→ **Data block**:
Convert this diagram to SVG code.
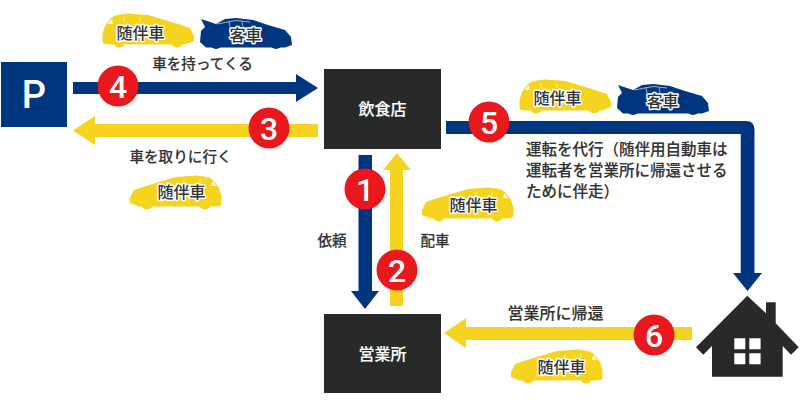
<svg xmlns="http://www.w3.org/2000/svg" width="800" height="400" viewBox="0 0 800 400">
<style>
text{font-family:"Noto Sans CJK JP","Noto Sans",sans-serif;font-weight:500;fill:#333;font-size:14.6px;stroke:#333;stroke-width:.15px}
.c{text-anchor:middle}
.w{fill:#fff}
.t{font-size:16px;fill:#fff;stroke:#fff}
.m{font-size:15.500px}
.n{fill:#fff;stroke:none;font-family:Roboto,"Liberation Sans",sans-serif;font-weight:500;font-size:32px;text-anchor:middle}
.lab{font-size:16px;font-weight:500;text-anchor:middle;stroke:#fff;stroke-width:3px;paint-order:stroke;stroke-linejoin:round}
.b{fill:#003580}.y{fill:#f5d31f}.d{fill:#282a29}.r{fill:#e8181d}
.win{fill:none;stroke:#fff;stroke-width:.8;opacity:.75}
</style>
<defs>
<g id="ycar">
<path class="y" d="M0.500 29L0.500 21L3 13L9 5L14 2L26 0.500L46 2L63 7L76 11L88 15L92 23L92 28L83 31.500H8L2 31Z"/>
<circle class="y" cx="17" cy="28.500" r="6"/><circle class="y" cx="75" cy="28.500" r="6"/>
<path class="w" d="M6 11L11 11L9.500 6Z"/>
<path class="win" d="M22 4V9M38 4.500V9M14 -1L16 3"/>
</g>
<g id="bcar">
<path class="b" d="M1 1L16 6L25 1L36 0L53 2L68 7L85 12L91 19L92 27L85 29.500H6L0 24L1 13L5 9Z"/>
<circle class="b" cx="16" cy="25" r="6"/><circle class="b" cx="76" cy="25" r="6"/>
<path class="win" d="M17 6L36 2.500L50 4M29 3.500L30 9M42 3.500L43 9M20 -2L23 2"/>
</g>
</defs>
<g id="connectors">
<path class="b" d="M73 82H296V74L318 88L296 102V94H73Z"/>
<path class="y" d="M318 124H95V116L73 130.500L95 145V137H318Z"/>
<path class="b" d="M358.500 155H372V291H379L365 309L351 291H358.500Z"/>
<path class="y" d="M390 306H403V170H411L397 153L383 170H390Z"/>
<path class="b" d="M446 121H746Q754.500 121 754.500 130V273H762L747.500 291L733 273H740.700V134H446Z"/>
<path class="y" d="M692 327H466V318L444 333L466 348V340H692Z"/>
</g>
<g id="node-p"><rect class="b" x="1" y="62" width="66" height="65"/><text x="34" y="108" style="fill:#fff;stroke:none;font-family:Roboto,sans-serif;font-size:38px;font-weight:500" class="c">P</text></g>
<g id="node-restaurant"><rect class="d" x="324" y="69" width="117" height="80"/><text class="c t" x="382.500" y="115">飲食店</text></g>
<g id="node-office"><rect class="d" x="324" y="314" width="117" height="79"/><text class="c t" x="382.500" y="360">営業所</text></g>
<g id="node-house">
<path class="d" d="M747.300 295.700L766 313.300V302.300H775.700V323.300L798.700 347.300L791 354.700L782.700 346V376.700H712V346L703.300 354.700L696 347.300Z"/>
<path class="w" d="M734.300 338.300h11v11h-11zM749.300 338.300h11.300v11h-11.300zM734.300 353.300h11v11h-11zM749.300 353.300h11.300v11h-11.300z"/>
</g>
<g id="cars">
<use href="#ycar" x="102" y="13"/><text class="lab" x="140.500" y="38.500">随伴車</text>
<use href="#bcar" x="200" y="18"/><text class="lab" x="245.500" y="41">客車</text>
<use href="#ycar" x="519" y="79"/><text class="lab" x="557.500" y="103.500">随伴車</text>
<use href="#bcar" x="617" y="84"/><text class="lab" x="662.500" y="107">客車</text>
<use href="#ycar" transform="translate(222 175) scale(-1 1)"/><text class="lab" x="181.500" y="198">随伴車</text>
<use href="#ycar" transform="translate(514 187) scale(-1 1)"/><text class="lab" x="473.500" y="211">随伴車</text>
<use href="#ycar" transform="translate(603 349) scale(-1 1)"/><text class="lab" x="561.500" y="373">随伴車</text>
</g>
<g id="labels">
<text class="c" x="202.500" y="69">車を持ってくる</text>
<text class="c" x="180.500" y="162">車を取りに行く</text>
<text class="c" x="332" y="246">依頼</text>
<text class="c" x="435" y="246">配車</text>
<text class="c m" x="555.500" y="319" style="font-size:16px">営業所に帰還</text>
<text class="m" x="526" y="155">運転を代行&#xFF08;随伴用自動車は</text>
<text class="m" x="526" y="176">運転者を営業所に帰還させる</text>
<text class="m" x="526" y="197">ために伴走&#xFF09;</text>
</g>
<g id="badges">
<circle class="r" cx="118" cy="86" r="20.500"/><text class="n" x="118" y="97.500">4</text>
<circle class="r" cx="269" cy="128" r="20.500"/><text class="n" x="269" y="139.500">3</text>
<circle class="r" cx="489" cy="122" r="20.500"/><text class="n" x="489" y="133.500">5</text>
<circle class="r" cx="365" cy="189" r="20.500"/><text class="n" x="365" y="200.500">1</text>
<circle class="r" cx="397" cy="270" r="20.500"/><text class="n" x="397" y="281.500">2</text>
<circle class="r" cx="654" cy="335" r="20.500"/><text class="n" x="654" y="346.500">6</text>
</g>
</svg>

→ **Goal**: Reproduce each line exactly as it appears, omitting the pictures.

→ **Result**:
Convert this diagram to SVG code.
<svg xmlns="http://www.w3.org/2000/svg" width="800" height="400" viewBox="0 0 800 400">
<style>
text{font-family:"Noto Sans CJK JP","Noto Sans",sans-serif;font-weight:500;fill:#333;font-size:14.6px;stroke:#333;stroke-width:.15px}
.c{text-anchor:middle}
.w{fill:#fff}
.t{font-size:16px;fill:#fff;stroke:#fff}
.m{font-size:15.500px}
.n{fill:#fff;stroke:none;font-family:Roboto,"Liberation Sans",sans-serif;font-weight:500;font-size:32px;text-anchor:middle}
.lab{font-size:16px;font-weight:500;text-anchor:middle;stroke:#fff;stroke-width:3px;paint-order:stroke;stroke-linejoin:round}
.b{fill:#003580}.y{fill:#f5d31f}.d{fill:#282a29}.r{fill:#e8181d}
.win{fill:none;stroke:#fff;stroke-width:.8;opacity:.75}
</style>
<defs>
<g id="ycar">
<path class="y" d="M0.500 29L0.500 21L3 13L9 5L14 2L26 0.500L46 2L63 7L76 11L88 15L92 23L92 28L83 31.500H8L2 31Z"/>
<circle class="y" cx="17" cy="28.500" r="6"/><circle class="y" cx="75" cy="28.500" r="6"/>
<path class="w" d="M6 11L11 11L9.500 6Z"/>
<path class="win" d="M22 4V9M38 4.500V9M14 -1L16 3"/>
</g>
<g id="bcar">
<path class="b" d="M1 1L16 6L25 1L36 0L53 2L68 7L85 12L91 19L92 27L85 29.500H6L0 24L1 13L5 9Z"/>
<circle class="b" cx="16" cy="25" r="6"/><circle class="b" cx="76" cy="25" r="6"/>
<path class="win" d="M17 6L36 2.500L50 4M29 3.500L30 9M42 3.500L43 9M20 -2L23 2"/>
</g>
</defs>
<g id="connectors">
<path class="b" d="M73 82H296V74L318 88L296 102V94H73Z"/>
<path class="y" d="M318 124H95V116L73 130.500L95 145V137H318Z"/>
<path class="b" d="M358.500 155H372V291H379L365 309L351 291H358.500Z"/>
<path class="y" d="M390 306H403V170H411L397 153L383 170H390Z"/>
<path class="b" d="M446 121H746Q754.500 121 754.500 130V273H762L747.500 291L733 273H740.700V134H446Z"/>
<path class="y" d="M692 327H466V318L444 333L466 348V340H692Z"/>
</g>
<g id="node-p"><rect class="b" x="1" y="62" width="66" height="65"/><text x="34" y="108" style="fill:#fff;stroke:none;font-family:Roboto,sans-serif;font-size:38px;font-weight:500" class="c">P</text></g>
<g id="node-restaurant"><rect class="d" x="324" y="69" width="117" height="80"/><text class="c t" x="382.500" y="115">飲食店</text></g>
<g id="node-office"><rect class="d" x="324" y="314" width="117" height="79"/><text class="c t" x="382.500" y="360">営業所</text></g>
<g id="node-house">
<path class="d" d="M747.300 295.700L766 313.300V302.300H775.700V323.300L798.700 347.300L791 354.700L782.700 346V376.700H712V346L703.300 354.700L696 347.300Z"/>
<path class="w" d="M734.300 338.300h11v11h-11zM749.300 338.300h11.300v11h-11.300zM734.300 353.300h11v11h-11zM749.300 353.300h11.300v11h-11.300z"/>
</g>
<g id="cars">
<use href="#ycar" x="102" y="13"/><text class="lab" x="140.500" y="38.500">随伴車</text>
<use href="#bcar" x="200" y="18"/><text class="lab" x="245.500" y="41">客車</text>
<use href="#ycar" x="519" y="79"/><text class="lab" x="557.500" y="103.500">随伴車</text>
<use href="#bcar" x="617" y="84"/><text class="lab" x="662.500" y="107">客車</text>
<use href="#ycar" transform="translate(222 175) scale(-1 1)"/><text class="lab" x="181.500" y="198">随伴車</text>
<use href="#ycar" transform="translate(514 187) scale(-1 1)"/><text class="lab" x="473.500" y="211">随伴車</text>
<use href="#ycar" transform="translate(603 349) scale(-1 1)"/><text class="lab" x="561.500" y="373">随伴車</text>
</g>
<g id="labels">
<text class="c" x="202.500" y="69">車を持ってくる</text>
<text class="c" x="180.500" y="162">車を取りに行く</text>
<text class="c" x="332" y="246">依頼</text>
<text class="c" x="435" y="246">配車</text>
<text class="c m" x="555.500" y="319" style="font-size:16px">営業所に帰還</text>
<text class="m" x="526" y="155">運転を代行&#xFF08;随伴用自動車は</text>
<text class="m" x="526" y="176">運転者を営業所に帰還させる</text>
<text class="m" x="526" y="197">ために伴走&#xFF09;</text>
</g>
<g id="badges">
<circle class="r" cx="118" cy="86" r="20.500"/><text class="n" x="118" y="97.500">4</text>
<circle class="r" cx="269" cy="128" r="20.500"/><text class="n" x="269" y="139.500">3</text>
<circle class="r" cx="489" cy="122" r="20.500"/><text class="n" x="489" y="133.500">5</text>
<circle class="r" cx="365" cy="189" r="20.500"/><text class="n" x="365" y="200.500">1</text>
<circle class="r" cx="397" cy="270" r="20.500"/><text class="n" x="397" y="281.500">2</text>
<circle class="r" cx="654" cy="335" r="20.500"/><text class="n" x="654" y="346.500">6</text>
</g>
</svg>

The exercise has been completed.